Aurora Cannabis CEO and founder Terry Booth stepped down on Thursday, announcing his retirement at the same time the company introduced a “business transformation plan” that entails laying off some 500 full time employees.

Booth will stay on as a strategic advisor and Michael Singer, executive chairman, will serve as interim CEO until the company finds a permanent replacement for Booth.

“While there is still much work to be done, the timing is right to announce my retirement with a thoughtful succession plan in place and the immediate expansion of the Board of Directors. These changes, along with the financial transformation which we are undertaking, should clearly demonstrate to investors that Aurora has the continuity, strategic direction and leadership it needs to transition from its entrepreneurial roots to an established organization well positioned to capitalize on a global growth opportunity,” Booth said in a statement.
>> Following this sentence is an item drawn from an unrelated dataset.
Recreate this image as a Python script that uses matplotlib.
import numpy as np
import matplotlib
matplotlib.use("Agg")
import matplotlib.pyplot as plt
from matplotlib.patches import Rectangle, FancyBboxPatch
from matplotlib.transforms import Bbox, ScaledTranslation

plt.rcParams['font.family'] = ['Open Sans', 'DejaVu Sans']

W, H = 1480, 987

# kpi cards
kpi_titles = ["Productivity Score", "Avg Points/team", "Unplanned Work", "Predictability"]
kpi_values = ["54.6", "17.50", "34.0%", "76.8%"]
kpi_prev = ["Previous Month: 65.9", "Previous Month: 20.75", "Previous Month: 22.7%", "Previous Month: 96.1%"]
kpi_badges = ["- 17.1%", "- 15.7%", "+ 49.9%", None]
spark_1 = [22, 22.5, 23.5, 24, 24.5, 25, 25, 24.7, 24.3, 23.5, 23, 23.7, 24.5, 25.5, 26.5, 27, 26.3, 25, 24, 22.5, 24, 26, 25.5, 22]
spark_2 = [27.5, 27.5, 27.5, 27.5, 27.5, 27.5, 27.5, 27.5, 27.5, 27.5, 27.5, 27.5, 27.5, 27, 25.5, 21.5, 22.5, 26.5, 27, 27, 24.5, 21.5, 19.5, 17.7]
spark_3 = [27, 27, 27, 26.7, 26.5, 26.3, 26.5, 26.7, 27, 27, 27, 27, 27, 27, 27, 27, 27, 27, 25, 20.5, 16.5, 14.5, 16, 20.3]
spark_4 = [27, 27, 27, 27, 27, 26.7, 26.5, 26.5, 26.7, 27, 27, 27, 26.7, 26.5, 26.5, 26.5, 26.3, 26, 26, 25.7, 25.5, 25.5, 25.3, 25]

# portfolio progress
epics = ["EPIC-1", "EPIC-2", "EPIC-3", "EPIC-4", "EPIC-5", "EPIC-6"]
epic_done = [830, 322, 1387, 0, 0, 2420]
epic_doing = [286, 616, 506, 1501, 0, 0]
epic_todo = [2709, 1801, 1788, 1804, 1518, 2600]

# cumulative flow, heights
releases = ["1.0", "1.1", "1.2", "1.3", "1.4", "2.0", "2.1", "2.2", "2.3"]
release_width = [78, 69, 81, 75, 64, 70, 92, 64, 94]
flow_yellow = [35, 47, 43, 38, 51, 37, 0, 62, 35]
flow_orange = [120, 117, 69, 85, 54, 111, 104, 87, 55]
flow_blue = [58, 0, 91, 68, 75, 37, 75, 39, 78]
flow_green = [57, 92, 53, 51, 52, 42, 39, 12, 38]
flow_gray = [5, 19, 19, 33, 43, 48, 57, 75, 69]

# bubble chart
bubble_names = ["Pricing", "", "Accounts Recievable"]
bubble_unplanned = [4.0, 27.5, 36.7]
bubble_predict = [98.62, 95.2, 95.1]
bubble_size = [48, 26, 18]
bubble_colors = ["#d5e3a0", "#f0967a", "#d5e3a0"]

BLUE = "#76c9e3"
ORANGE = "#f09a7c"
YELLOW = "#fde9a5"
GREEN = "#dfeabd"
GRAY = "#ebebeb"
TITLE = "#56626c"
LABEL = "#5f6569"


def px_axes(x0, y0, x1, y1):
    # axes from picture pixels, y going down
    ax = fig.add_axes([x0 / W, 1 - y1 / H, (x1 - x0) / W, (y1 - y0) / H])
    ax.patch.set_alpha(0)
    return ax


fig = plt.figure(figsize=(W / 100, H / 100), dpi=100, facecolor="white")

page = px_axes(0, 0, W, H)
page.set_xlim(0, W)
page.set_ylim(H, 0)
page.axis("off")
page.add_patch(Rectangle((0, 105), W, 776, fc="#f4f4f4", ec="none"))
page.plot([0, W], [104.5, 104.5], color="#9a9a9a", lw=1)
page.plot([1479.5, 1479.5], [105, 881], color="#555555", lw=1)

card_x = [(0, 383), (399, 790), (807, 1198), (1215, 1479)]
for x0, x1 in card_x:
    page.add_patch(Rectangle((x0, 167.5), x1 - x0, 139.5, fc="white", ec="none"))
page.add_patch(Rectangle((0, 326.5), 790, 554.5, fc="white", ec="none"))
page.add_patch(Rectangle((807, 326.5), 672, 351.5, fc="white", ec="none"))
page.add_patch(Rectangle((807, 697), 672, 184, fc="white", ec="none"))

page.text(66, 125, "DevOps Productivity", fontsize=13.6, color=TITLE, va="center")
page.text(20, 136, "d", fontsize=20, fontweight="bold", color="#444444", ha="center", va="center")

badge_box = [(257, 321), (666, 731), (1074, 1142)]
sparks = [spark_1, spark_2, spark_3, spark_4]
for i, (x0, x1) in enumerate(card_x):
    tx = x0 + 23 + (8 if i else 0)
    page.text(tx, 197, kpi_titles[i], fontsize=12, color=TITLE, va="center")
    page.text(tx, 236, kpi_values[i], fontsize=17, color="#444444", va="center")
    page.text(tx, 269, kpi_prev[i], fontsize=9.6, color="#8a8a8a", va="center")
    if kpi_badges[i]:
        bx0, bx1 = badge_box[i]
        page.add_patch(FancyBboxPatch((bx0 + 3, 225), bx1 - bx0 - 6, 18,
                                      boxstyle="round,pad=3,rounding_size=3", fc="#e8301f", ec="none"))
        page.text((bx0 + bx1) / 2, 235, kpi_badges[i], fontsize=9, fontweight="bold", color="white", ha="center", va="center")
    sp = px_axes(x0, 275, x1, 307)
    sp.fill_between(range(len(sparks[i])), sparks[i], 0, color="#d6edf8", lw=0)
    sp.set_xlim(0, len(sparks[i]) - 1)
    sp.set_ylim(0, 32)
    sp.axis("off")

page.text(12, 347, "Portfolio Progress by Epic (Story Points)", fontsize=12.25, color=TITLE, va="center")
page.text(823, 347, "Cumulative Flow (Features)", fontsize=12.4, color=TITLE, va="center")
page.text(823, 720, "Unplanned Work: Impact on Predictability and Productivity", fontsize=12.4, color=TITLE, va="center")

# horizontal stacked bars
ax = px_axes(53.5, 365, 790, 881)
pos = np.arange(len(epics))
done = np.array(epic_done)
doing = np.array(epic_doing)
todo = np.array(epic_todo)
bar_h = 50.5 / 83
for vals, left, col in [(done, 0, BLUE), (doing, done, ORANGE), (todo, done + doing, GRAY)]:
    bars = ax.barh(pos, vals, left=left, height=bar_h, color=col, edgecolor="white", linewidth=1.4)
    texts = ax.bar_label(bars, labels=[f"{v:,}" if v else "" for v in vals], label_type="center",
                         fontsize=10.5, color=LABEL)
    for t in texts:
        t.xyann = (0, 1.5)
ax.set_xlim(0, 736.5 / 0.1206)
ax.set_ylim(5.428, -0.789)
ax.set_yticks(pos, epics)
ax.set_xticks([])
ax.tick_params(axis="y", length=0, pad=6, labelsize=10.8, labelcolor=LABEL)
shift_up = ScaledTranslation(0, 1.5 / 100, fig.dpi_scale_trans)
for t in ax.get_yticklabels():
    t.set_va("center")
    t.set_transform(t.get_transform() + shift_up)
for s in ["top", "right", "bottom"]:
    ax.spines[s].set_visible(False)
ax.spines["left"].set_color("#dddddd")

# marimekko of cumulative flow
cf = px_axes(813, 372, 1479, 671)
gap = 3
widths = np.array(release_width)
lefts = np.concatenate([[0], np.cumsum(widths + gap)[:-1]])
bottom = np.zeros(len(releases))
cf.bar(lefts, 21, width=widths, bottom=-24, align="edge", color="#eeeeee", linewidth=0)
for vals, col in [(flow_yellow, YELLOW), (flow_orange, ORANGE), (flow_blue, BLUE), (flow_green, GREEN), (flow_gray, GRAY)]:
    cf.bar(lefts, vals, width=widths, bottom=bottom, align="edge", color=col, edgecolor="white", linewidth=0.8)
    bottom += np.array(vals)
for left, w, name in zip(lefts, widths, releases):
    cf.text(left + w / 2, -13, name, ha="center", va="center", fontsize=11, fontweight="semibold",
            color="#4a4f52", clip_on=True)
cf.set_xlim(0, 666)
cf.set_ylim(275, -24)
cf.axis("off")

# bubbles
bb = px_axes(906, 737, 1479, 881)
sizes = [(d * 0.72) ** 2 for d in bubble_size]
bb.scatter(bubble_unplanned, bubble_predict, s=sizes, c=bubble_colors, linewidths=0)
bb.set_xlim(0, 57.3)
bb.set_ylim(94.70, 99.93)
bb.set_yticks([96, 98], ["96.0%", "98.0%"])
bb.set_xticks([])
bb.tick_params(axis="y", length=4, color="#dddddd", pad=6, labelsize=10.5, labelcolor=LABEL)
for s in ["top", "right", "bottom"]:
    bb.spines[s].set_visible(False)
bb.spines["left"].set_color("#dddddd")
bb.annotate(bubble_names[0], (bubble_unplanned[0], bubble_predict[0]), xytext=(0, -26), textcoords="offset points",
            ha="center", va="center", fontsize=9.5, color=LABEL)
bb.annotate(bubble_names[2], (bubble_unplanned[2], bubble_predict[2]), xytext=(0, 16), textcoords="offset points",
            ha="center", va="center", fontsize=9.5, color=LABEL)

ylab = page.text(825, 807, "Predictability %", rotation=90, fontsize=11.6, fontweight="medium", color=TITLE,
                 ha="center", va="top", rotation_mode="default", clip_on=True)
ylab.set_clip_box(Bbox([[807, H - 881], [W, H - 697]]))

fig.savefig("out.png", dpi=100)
Shares of Aurora ($ACB), which trades on the New York Stock Exchange, halted in midday trading on Thursday in anticipation of the news, and plummeted close to 13 percent after the bell, before paring some of those losses.

Booth’s departure comes less than two months after Chief Corporate Officer Cam Battley, the face of the company, resigned in late December. Aurora also added two new, independent board members: Lance Friedmann, a veteran of Kraft Foods and Mondelez International, and Michael Detlefsen, managing director of Pomegranate Capital Advisors.
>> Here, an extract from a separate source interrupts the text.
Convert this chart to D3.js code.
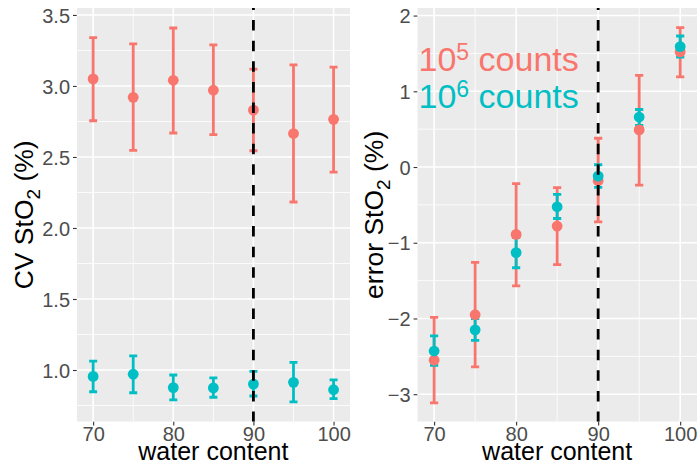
<!DOCTYPE html>
<html>
<head>
<meta charset="utf-8">
<script src="https://cdn.jsdelivr.net/npm/d3@7"></script>
<style>
  body { margin: 0; background: #fff; }
  text { font-family: "Liberation Sans", Arial, Helvetica, sans-serif; }
</style>
</head>
<body>
<div id="chart"></div>
<script>
var width = 698;
var height = 471;

// data
var water = [70, 75, 80, 85, 90, 95, 100];
var xTicks = [70, 80, 90, 100];
var xMinor = [75, 85, 95];
var cvTicks = [1.0, 1.5, 2.0, 2.5, 3.0, 3.5];
var errTicks = [-3, -2, -1, 0, 1, 2];
var seriesNames = ["10^5 counts", "10^6 counts"];
var colors = ["#F8766D", "#00BFC4"];

// CV StO2 (%)
var cv5   = [3.05, 2.92, 3.04, 2.97, 2.83, 2.665, 2.765];
var cv5Lo = [2.755, 2.547, 2.669, 2.657, 2.544, 2.183, 2.394];
var cv5Hi = [3.34, 3.296, 3.408, 3.289, 3.118, 3.148, 3.132];
var cv6   = [0.955, 0.97, 0.876, 0.874, 0.901, 0.913, 0.861];
var cv6Lo = [0.847, 0.84, 0.789, 0.808, 0.817, 0.775, 0.798];
var cv6Hi = [1.063, 1.099, 0.965, 0.945, 0.991, 1.054, 0.93];

// error StO2 (%)
var err5   = [-2.55, -1.95, -0.89, -0.78, -0.18, 0.49, 1.52];
var err5Lo = [-3.115, -2.64, -1.57, -1.29, -0.723, -0.24, 1.19];
var err5Hi = [-1.985, -1.26, -0.22, -0.273, 0.38, 1.21, 1.84];
var err6   = [-2.43, -2.15, -1.13, -0.525, -0.12, 0.66, 1.59];
var err6Lo = [-2.62, -2.29, -1.33, -0.68, -0.27, 0.55, 1.45];
var err6Hi = [-2.23, -2.0, -0.93, -0.36, 0.03, 0.76, 1.73];

var panelTop = 8;
var panelBottom = 421.7;

var svg = d3.select("#chart")
            .append("svg")
            .attr("width", width)
            .attr("height", height);

function zip(v, lo, hi) {
  return water.map(function(x, i) { return { x: x, y: v[i], lo: lo[i], hi: hi[i] }; });
}

function minorOf(ticks, domain) {
  var step = ticks[1] - ticks[0];
  var out = [];
  for (var v = ticks[0] - step / 2; v <= domain[1]; v += step) {
    if (v >= domain[0] && ticks.indexOf(v) < 0) out.push(v);
  }
  return out;
}

function drawPanel(p) {
  var x = d3.scaleLinear().domain([67.95, 102.05]).range([p.left, p.right]);
  var y = d3.scaleLinear().domain(p.yDomain).range([panelBottom, panelTop]);

  var clipId = "clip" + p.id;
  svg.append("clipPath").attr("id", clipId)
     .append("rect")
     .attr("x", p.left).attr("y", panelTop)
     .attr("width", p.right - p.left).attr("height", panelBottom - panelTop);

  var g = svg.append("g").attr("clip-path", "url(#" + clipId + ")");

  g.append("rect")
   .attr("x", p.left).attr("y", panelTop)
   .attr("width", p.right - p.left).attr("height", panelBottom - panelTop)
   .attr("fill", "#EBEBEB");

  // grid
  g.selectAll(".ymin").data(minorOf(p.yTicks, p.yDomain)).enter()
   .append("line")
   .attr("x1", p.left).attr("x2", p.right)
   .attr("y1", function(d) { return y(d); }).attr("y2", function(d) { return y(d); })
   .attr("stroke", "#fff").attr("stroke-width", 0.8);
  g.selectAll(".xmin").data(xMinor).enter()
   .append("line")
   .attr("y1", panelTop).attr("y2", panelBottom)
   .attr("x1", function(d) { return x(d); }).attr("x2", function(d) { return x(d); })
   .attr("stroke", "#fff").attr("stroke-width", 0.8);
  g.selectAll(".ymaj").data(p.yTicks).enter()
   .append("line")
   .attr("x1", p.left).attr("x2", p.right)
   .attr("y1", function(d) { return y(d); }).attr("y2", function(d) { return y(d); })
   .attr("stroke", "#fff").attr("stroke-width", 1.6);
  g.selectAll(".xmaj").data(xTicks).enter()
   .append("line")
   .attr("y1", panelTop).attr("y2", panelBottom)
   .attr("x1", function(d) { return x(d); }).attr("x2", function(d) { return x(d); })
   .attr("stroke", "#fff").attr("stroke-width", 1.6);

  // error bars, then points
  p.series.forEach(function(s, k) {
    var bars = g.append("g").attr("stroke", colors[k]).attr("stroke-width", 2.8).attr("fill", "none");
    bars.selectAll("path").data(s).enter()
        .append("path")
        .attr("d", function(d) {
          var xl = x(d.x - 0.5), xr = x(d.x + 0.5), xc = x(d.x);
          return "M" + xl + "," + y(d.hi) + "H" + xr +
                 "M" + xc + "," + y(d.hi) + "V" + y(d.lo) +
                 "M" + xl + "," + y(d.lo) + "H" + xr;
        });
  });
  p.series.forEach(function(s, k) {
    g.append("g").selectAll("circle").data(s).enter()
     .append("circle")
     .attr("cx", function(d) { return x(d.x); })
     .attr("cy", function(d) { return y(d.y); })
     .attr("r", 5.4)
     .attr("fill", colors[k]);
  });

  // dashed line at 90
  g.append("line")
   .attr("x1", x(90)).attr("x2", x(90))
   .attr("y1", panelTop).attr("y2", panelBottom)
   .attr("stroke", "#000").attr("stroke-width", 2.8)
   .attr("stroke-dasharray", "10.5 10.1")
   .attr("stroke-dashoffset", 8.5);

  // axes
  var xAxis = d3.axisBottom(x).tickValues(xTicks).tickSizeInner(3.7).tickSizeOuter(0).tickPadding(3);
  var ax = svg.append("g").attr("transform", "translate(0," + panelBottom + ")").call(xAxis);
  var yAxis = d3.axisLeft(y).tickValues(p.yTicks).tickFormat(p.fmt).tickSizeInner(3.7).tickSizeOuter(0).tickPadding(3);
  var ay = svg.append("g").attr("transform", "translate(" + p.left + ",0)").call(yAxis);
  [ax, ay].forEach(function(a) {
    a.select(".domain").remove();
    a.selectAll(".tick line").attr("stroke", "#333333").attr("stroke-width", 1.1);
    a.selectAll(".tick text")
     .attr("fill", "#4D4D4D")
     .style("font-size", "20px")
     .style("font-family", "'Liberation Sans', Arial, sans-serif");
  });
  ax.selectAll(".tick text").attr("dy", null).attr("y", 19.3);
  ay.selectAll(".tick text").attr("dy", "0.36em");

  // axis titles
  svg.append("text")
     .attr("x", (p.left + p.right) / 2).attr("y", 460)
     .attr("text-anchor", "middle")
     .style("font-size", "25px")
     .text("water content");

  var t = svg.append("text")
     .attr("transform", "translate(" + p.titleX + "," + ((panelTop + panelBottom) / 2) + ") rotate(-90)")
     .attr("text-anchor", "middle")
     .style("font-size", "26.5px");
  t.append("tspan").text(p.title + " StO");
  t.append("tspan").attr("dy", 6.5).style("font-size", "19px").text("2");
  t.append("tspan").attr("dy", -6.5).text(" (%)");

  return { x: x, y: y };
}

drawPanel({
  id: 1, left: 76.7, right: 350,
  yDomain: [0.636, 3.549], yTicks: cvTicks,
  fmt: d3.format(".1f"),
  series: [zip(cv5, cv5Lo, cv5Hi), zip(cv6, cv6Lo, cv6Hi)],
  title: "CV", titleX: 33
});

var right = drawPanel({
  id: 2, left: 417.3, right: 697,
  yDomain: [-3.363, 2.10], yTicks: errTicks,
  fmt: function(d) { return d < 0 ? "\u2212" + Math.abs(d) : String(d); },
  series: [zip(err5, err5Lo, err5Hi), zip(err6, err6Lo, err6Hi)],
  title: "error", titleX: 383
});

// legend text inside the right panel
seriesNames.forEach(function(name, k) {
  var parts = name.split(" ");
  var base = parts[0].split("^");
  var lt = svg.append("text")
     .attr("x", 418.5)
     .attr("y", 70.7 + k * 37)
     .attr("fill", colors[k])
     .style("font-size", "34px");
  lt.append("tspan").text(base[0]);
  lt.append("tspan").attr("dy", -11).style("font-size", "23px").text(base[1]);
  lt.append("tspan").attr("dy", 11).text(" " + parts[1]);
});
</script>
</body>
</html>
“We are excited to welcome Lance and Michael, and eager to leverage their extensive, consumer packaged goods experience,” Singer said on a call with analysts after the announcement. “These decisions at the executive and board levels are designed to provide our stakeholders comfort that we have carefully planned for this transition and have the support of the whole organization for the business shifts we are about to execute.”

Among the measures Aurora announced to turn around its finances and restore investor confidence were layoffs of some 500 employees, including about 25 percent of its corporate staff, and the reduction of corporate selling, general and administrative expenses to a range of about C$40 million to C$45 million. Aurora reported C$81 million in SG&A last quarter. Aurora also announced its lenders peeled about C$141 million off a credit facility, thereby renegotiating covenants analysts were all but certain Aurora would trip.

“We see this as a reset of the company and also quite frankly a reset with our investors and broader capital market,” CFO Glen Ibbott said on a call with analysts after Aurora made the announcement.

In conjunction with the leadership shuffle, Aurora released preliminary financial results for the second quarter of fiscal 2020. Aurora is expected to officially report earnings after market close on Feb. 13. The projections show a long road to recovery for the cannabis giant, which doesn’t expect to see many results from these efforts until the end of the fiscal year, and aims to achieve positive EBITDA by fiscal 2021. Furthermore, executives said they expect net revenue will remain flat within the range of C$50 million to C$54 million from the second to the third quarters of 2020.

Shares of Aurora have plunged some 74 percent in the last 12 months amid choppy market conditions for the cannabis sector. Like many other Canadian cannabis companies, Aurora bet big on Canada’s recreational cannabis roll out. Disappointing sales exacerbated by regulatory bottlenecks plus a stubborn illicit market meant Aurora over-promised and under-delivered time and time again.

Of course, Aurora isn’t the only cannabis company to feel the burn when overly ambitious spending meets the lethargic roll out of legal markets. Many other high profile companies have begun cutting costs and cutting heads — and it seems no one is safe. Adam Bierman, high profile CEO of the biggest name in U.S. cannabis, MedMen, stepped down from the company last week after layoffs and restructuring. Tilray ($TLRY) cut staff by 10 percent as part of a restructuring effort, Motley Fool reported. And Sundial Growers and TerrAscend announced management shuffles last week.